Some scores have been used scores of times in movies. Samuel Barber’s heartbreaking Adagio for Strings has shown up in at least 32 films and TV shows, including: The Elephant Man (1980); El Norte (1983); Platoon (1986); Lorenzo’s Oil (1991); The Scarlet Letter (1995); Amelie (2001); S1mOne (2002); and three episodes of The Simpsons

Popular songs have stolen classical tunes. The Minuet in G from Bach’s “Anna Magdelena Bach Notebook” became The Lover’s Concerto, recorded in 1965 by the Detroit girl group, The Toys. The Big Tune from Rachmaninoff’s Second Piano Concerto became Full Moon and Empty Arms, sung by Frank Sinatra in 1945. Tony Martin turned Tchaikovsky’s First Piano Concerto into Tonight We Love.

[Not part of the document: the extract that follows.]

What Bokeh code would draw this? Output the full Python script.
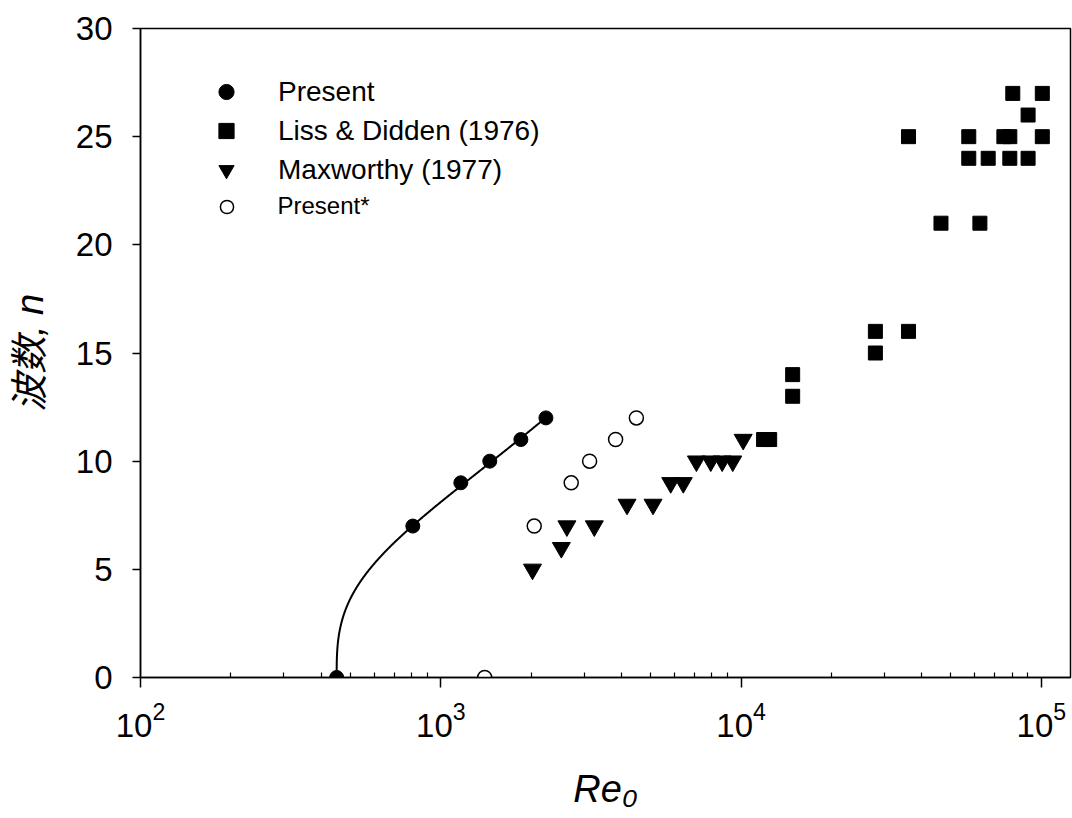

I’m Always Chasing Rainbows was originally Chopin. The Negro Spiritual Goin’ Home was actually taken from Antonin Dvorak’s “New World” Symphony. Stranger in Paradise is one of Borodin’s Polovetsian Dances, and so is Baubles, Bangles and Beads

The list goes on: Tin Pan Alley was full of burglars. Hot Diggity, Dog Ziggity was based on Chabrier’s España; Catch a Falling Star (and Put it in Your Pocket) was the Academic Festival Overture by Brahms; Love of My Life, by Dave Matthews and Carlos Santana is from Brahms’ Third Symphony. You can find hundreds of these “steals” on Wikipedia.  

I asked my brother, Craig, for any examples he might think of, and he sent back this barrage:

“So, what’s Classical? It’s probably a close cousin to porn — I know it when I hear it.

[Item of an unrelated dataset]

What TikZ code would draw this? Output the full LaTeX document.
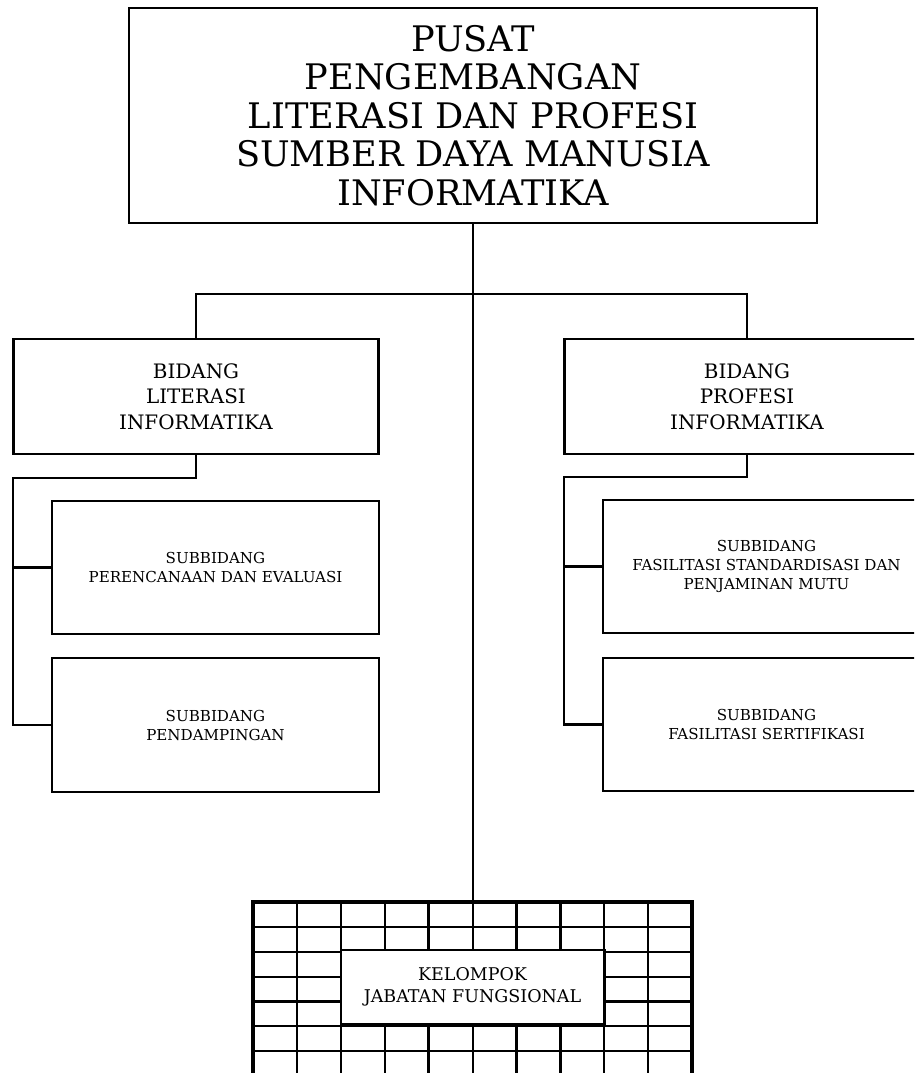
\documentclass[tikz,border=0pt]{standalone}
\usepackage{fontspec}
\setmainfont{DejaVu Serif}
\begin{document}
\begin{tikzpicture}[x=1pt,y=-1pt,
  box/.style={draw,line width=2.6pt,rectangle,align=center,inner sep=0pt,outer sep=0pt},
  conn/.style={line width=2.6pt},
  gridline/.style={line width=2.4pt},
  gridouter/.style={line width=3.5pt},
  toptext/.style={font=\fontsize{35.2}{38.5}\selectfont},
  bidtext/.style={font=\fontsize{19.9}{25.5}\selectfont},
  subtext/.style={font=\fontsize{15.1}{19}\selectfont},
  kjftext/.style={font=\fontsize{17.5}{22.5}\selectfont}]
\useasboundingbox (0,0) rectangle (914,1073);
\clip (0,0) rectangle (914,1073);
% top
\node[box,toptext,minimum width=688pt,minimum height=215pt] (top) at (473,115.5)
  {PUSAT\\PENGEMBANGAN\\LITERASI DAN PROFESI\\SUMBER DAYA MANUSIA\\INFORMATIKA};
% bidang
\node[box,bidtext,minimum width=365pt,minimum height=115pt] (bl) at (196,396.5)
  {BIDANG\\LITERASI\\INFORMATIKA};
\node[box,bidtext,minimum width=365pt,minimum height=115pt] (br) at (747,396.5)
  {BIDANG\\PROFESI\\INFORMATIKA};
% subbidang
\node[box,subtext,minimum width=327pt,minimum height=133pt] (sl1) at (215.5,567.5)
  {SUBBIDANG\\PERENCANAAN DAN EVALUASI};
\node[box,subtext,minimum width=327pt,minimum height=134pt] (sl2) at (215.5,725)
  {SUBBIDANG\\PENDAMPINGAN};
\node[box,subtext,minimum width=327pt,minimum height=133pt] (sr1) at (766.5,566.5)
  {SUBBIDANG\\FASILITASI STANDARDISASI DAN\\PENJAMINAN MUTU};
\node[box,subtext,minimum width=327pt,minimum height=133pt] (sr2) at (766.5,724.5)
  {SUBBIDANG\\FASILITASI SERTIFIKASI};
% kelompok grid
\coordinate (gridtop) at (473,902);
\foreach \x in {296.9,340.8,384.7,428.6,473,516.4,560.3,604.2,648.1}{
  \draw[gridline] (\x,902) -- (\x,952);
  \draw[gridline] (\x,1026) -- (\x,1080);}
\foreach \x in {296.9,648.1}{\draw[gridline] (\x,952) -- (\x,1026);}
\foreach \y in {927,952,1026,1051}{\draw[gridline] (253,\y) -- (692,\y);}
\foreach \y in {977,1001.5}{\draw[gridline] (253,\y) -- (340.8,\y);
  \draw[gridline] (604.2,\y) -- (692,\y);}
\node[box,kjftext,fill=white,minimum width=263.4pt,minimum height=74pt] (kjf) at (472.5,987)
  {KELOMPOK\\JABATAN FUNGSIONAL};
\draw[gridouter] (251.25,902) -- (693.75,902);
\draw[gridouter] (253,902) -- (253,1080);
\draw[gridouter] (692,902) -- (692,1080);
% connectors
\coordinate (bus) at (473,294);
\coordinate (lspine) at (13,478);
\coordinate (rspine) at (564,477);
\draw[conn] (top.south) -- (gridtop);
\draw[conn] (bl.north) |- (bus) -| (br.north);
\draw[conn] (bl.south) |- (lspine) |- (sl2.west);
\draw[conn] (sl1.west) -- (sl1.west -| lspine);
\draw[conn] (br.south) |- (rspine) |- (sr2.west);
\draw[conn] (sr1.west) -- (sr1.west -| rspine);
\end{tikzpicture}
\end{document}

“There are Classical music quotes all over TV and movies, and my Classical education was jump-started by Bugs Bunny and his friends, and a little later by Fantasia and Silly Symphonies. A really surprising amount of music got introduced to me in cartoons.

“But that is a different thing from pieces of music being a part of our lives, like ‘Here comes the bride,’ and ‘Pomp and circumcision’ at every graduation ever. WW2’s theme song was Beethoven’s 5th. The military loves them some Sousa marches. Everybody knows the more popular Ave Maria. Everyone knows some snippet of Figaro. In fact there are a ton of little pieces of operas than we are all a little familiar with, even if we can’t name the opera or composer. If we played “Name that Carmen” most people would say, oh, yeah, I know that, but couldn’t name the source. There are a whole poop load of snippets we’ve all heard without knowing where the came from. (Thanks, Bugs.)

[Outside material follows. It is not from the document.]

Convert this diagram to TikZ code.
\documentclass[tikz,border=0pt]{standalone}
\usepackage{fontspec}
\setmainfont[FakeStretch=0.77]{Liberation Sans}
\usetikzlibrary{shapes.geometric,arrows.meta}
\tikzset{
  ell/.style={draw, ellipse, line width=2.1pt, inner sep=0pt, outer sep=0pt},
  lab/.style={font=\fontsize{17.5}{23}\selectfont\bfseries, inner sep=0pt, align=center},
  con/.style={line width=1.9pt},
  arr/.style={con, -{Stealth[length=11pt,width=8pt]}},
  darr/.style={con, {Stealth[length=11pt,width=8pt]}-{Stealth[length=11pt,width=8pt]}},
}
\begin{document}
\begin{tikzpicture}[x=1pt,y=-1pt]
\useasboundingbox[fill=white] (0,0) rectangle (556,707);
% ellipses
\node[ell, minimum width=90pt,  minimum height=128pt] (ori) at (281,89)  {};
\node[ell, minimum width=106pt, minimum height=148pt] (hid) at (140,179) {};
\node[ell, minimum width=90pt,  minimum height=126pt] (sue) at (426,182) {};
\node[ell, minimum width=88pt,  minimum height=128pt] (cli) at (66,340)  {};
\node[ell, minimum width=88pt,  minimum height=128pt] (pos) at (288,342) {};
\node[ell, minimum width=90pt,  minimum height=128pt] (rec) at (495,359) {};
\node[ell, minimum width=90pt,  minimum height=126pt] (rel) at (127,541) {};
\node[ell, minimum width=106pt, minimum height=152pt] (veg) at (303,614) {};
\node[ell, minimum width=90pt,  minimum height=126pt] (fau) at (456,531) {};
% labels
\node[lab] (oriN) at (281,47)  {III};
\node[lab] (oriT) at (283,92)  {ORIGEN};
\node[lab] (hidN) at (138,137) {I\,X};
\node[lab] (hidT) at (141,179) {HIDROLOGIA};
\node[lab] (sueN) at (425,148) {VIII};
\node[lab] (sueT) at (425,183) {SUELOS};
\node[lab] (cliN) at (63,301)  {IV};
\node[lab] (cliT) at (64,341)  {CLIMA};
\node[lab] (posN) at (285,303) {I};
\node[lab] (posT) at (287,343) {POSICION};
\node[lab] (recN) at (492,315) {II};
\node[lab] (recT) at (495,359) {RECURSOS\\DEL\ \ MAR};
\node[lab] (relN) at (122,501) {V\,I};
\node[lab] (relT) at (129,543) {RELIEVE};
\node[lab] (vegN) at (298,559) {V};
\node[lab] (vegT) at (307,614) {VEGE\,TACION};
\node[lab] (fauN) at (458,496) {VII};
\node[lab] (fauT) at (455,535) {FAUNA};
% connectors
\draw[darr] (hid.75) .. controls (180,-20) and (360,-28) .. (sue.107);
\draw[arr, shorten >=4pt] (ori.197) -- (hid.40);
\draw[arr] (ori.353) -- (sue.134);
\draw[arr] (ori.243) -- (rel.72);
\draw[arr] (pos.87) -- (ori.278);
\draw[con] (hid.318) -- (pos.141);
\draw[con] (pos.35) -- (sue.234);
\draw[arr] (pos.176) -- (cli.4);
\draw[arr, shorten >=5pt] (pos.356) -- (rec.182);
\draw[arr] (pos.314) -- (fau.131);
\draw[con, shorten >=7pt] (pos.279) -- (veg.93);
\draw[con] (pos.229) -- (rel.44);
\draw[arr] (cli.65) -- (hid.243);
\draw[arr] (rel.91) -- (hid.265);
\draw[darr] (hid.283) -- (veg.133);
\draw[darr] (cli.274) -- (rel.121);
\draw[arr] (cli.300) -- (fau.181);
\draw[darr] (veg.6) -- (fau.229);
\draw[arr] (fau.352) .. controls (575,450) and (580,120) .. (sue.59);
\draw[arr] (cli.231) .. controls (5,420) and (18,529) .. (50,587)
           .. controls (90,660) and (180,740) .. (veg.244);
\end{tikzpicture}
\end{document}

“Toccata and Fugue, a passel of Puccini, Bolero, (Thanks, Bo Derek), The Blue Danube, the Saber Dance (Thanks Bugs?), the Ritual Fire Dance (Thanks Ed Sullivan and the plate spinners), Für Elise, Chopsticks (Thanks, Tom Hanks), the Ode to Joy, the thoroughly quotable Swan Lake, Ride of the Valkyries (Thanks Robert Duvall), Voices of Spring, O Fortuna from Carmina Burana (Thanks Madison Avenue), Funeral March of the Marionettes, (Thanks, Hitch), Adagio for Strings, The Skater’s Waltz, Minuet in G, the Olympics theme, “Moonlight” Sonata, anything from the Nutcracker, The Sorcerer’s Apprentice (Thanks, Uncle Walt). 

“This is a pretty pointless list, because it is kind of endless. And I might well be making a baseless assumption about American’s familiarity with these things, just like I am thinking that American’s familiarity with these pieces of music is inversely proportional with the number of guns they own.

“Pachelbel’s Canon in D (which is much more memorable than his Canons A through C), Flight of the Bumblebee (the theme music for The Green Hornet, which is I’m sure too obscure a reference to be very useful), the 1812 Overture (Thanks, Boston Pops and Quaker Puffed Rice), A Clockwork Orange made the point pretty directly about Classical music being embedded in the culture, with street thug Alex loving Beethoven deeply.  Strauss’ Zarathustra in 2001 (Thanks, Stanley), Flash Gordon used Liszt’s Les Preludes (which I have had playing nonstop in my head since I thought of it). Lugosi’s Dracula used Swan Lake (which always strikes me as a real cheapskate move to do).

The Lone Ranger music isn’t even a decent trivia question anymore because everyone knows the musical source.

“So I’m just throwing up blunderbuss answers to ‘what’s embedded in our culture.’ So I’m gonna stop here. I hope there’s something you can use.”

And I’m sure, you, dear reader, can think of many more.